Key Lime & Coconut

My adventures in the world of food & wine

Tuesday, October 17, 2006

Procrastination Cooking

This week I've been swamped with reading for classes. Instead of buckling down and just doing it, I've been procrastinating by cooking. Last night I baked the cookies; tonight I made myself an unnecessarily elaborate dinner just because I didn't want to work. Clearly I may have a problem.

However, my dinner did not have a problem. It was delicious. I made seared pork chops with an acorn squash and apple mash. I'm really embarrassed to say this after my rant a few days ago about a certain you-know-who, but I stole the pork chop idea from part of a Rachael Ray recipe. I know, it hurts. But they really did turn out great. The squash was a recipe from an old Thanksgiving issue of Food & Wine. I used recipes for both of these dishes because I was really in the mood to try something I wouldn't necessarily have thought of on my own.

The pork chops were perfect, especially basted with the tangy dressing. The best part of the meal was the squash, though. It was sweet and a bit salty and came out exactly as I imagined. Sadly, I did not enjoy this meal with wine, because I have more reading to do tonight... but this dish could pair with a number of wines. I would probably recommend a light red like a pinot noir, or a versatile white like a sauvignon blanc, or even a hard cider (for something different).

I forgot to take a picture of the pork chops before eating (sorry, I was hungry) -- but here's some of the squash & apple mash:


Seared Pork Chops with Acorn Squash and Apple Mash
(serves 2)

Pork chops:
  • 2 1-inch-thick pork chops
  • 1 1/2 tbsp red or white wine vinegar
  • 1 garlic clove, minced
  • 1 tbsp raspberry jam (or other similar fruit jam)
  • 1 tsp Dijon mustard
  • 3 tbsp + 1 tbsp extra-virgin olive oil
In a large bowl, dissolve 2 tablespoons salt in 2 cups cold water.
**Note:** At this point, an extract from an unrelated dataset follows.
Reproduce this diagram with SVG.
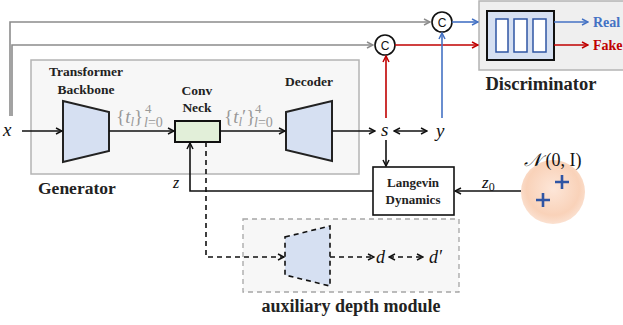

Add the pork chops to the brine and soak in the refrigerator for 20 minutes. In a small bowl, whisk together the vinegar, garlic, jam and mustard. Whisk in 3 tbsp olive oil until smooth. Preheat the broiler and place a large, heavy ovenproof skillet over high heat. Remove the chops from the brine, pat dry and brush with the remaining 1 tbsp olive oil. Sear the chops for 3 minutes on each side, then baste with 1/4 of the dressing. Broil, basting once, for 2 minutes each side.
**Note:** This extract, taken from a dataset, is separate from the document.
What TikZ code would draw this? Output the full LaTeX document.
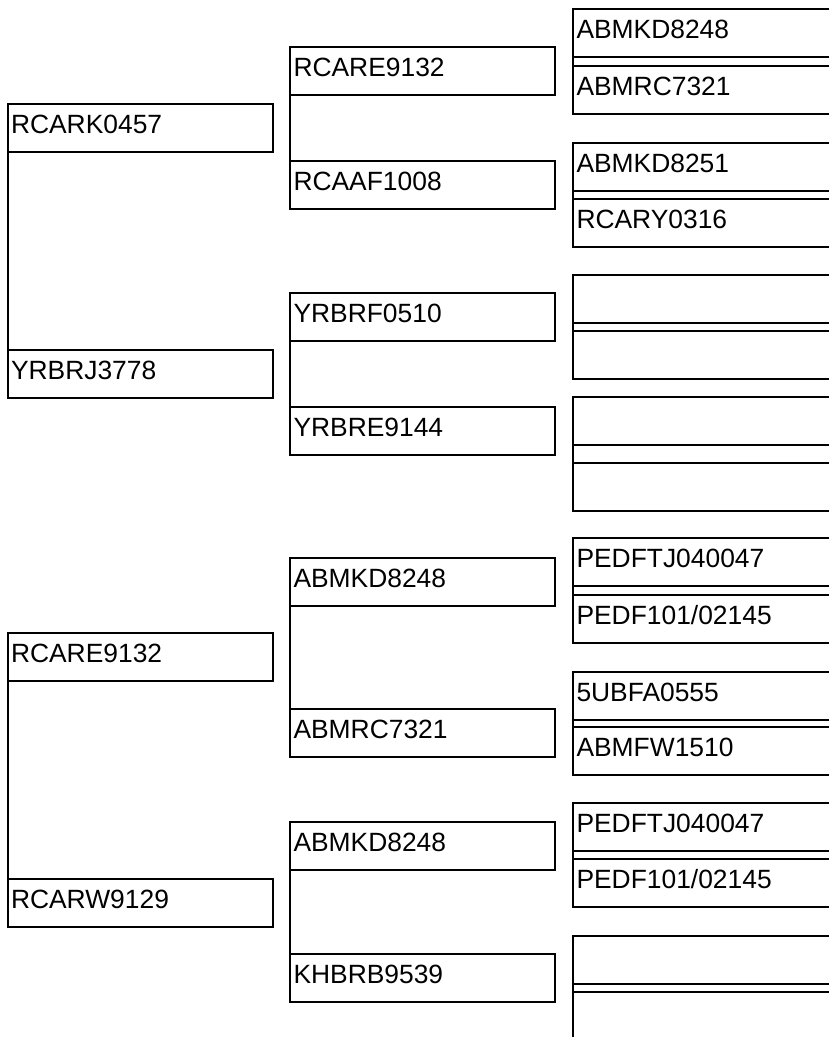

Acorn squash and apple mash:
  • 2 acorn squash, halved lengthwise, seeds removed
  • 2 apples (Golden Delicious or whatever you have)
  • 1 tbsp sugar
  • 1/2 tsp cinnamon
  • 2 tbsp honey
  • 2 tbsp unsalted butter
Preheat oven to 450. Coat a nonstick baking sheet with vegetable oil spray. Season the cut sides of the squash with salt and pepper and set them, cut side down, on baking sheet. Bake for about 1 hour, or until the flesh is tender and caramelized on the bottom. Meanwhile, peel and core the apples and cut them into small pieces. Toss in a bowl with the sugar and cinnamon. Coat another large nonstick baking sheet with cooking spray and spread the apples on it. Bake for about 30 minutes, or until tender and brown. Peel the squash and transfer it to a bowl along with any caramelized bits from the pan. Mash coarsely. Add the apple pieces. In a large saucepan, bring the honey and butter just to a boil. Add the squash, stir well and season with salt and pepper.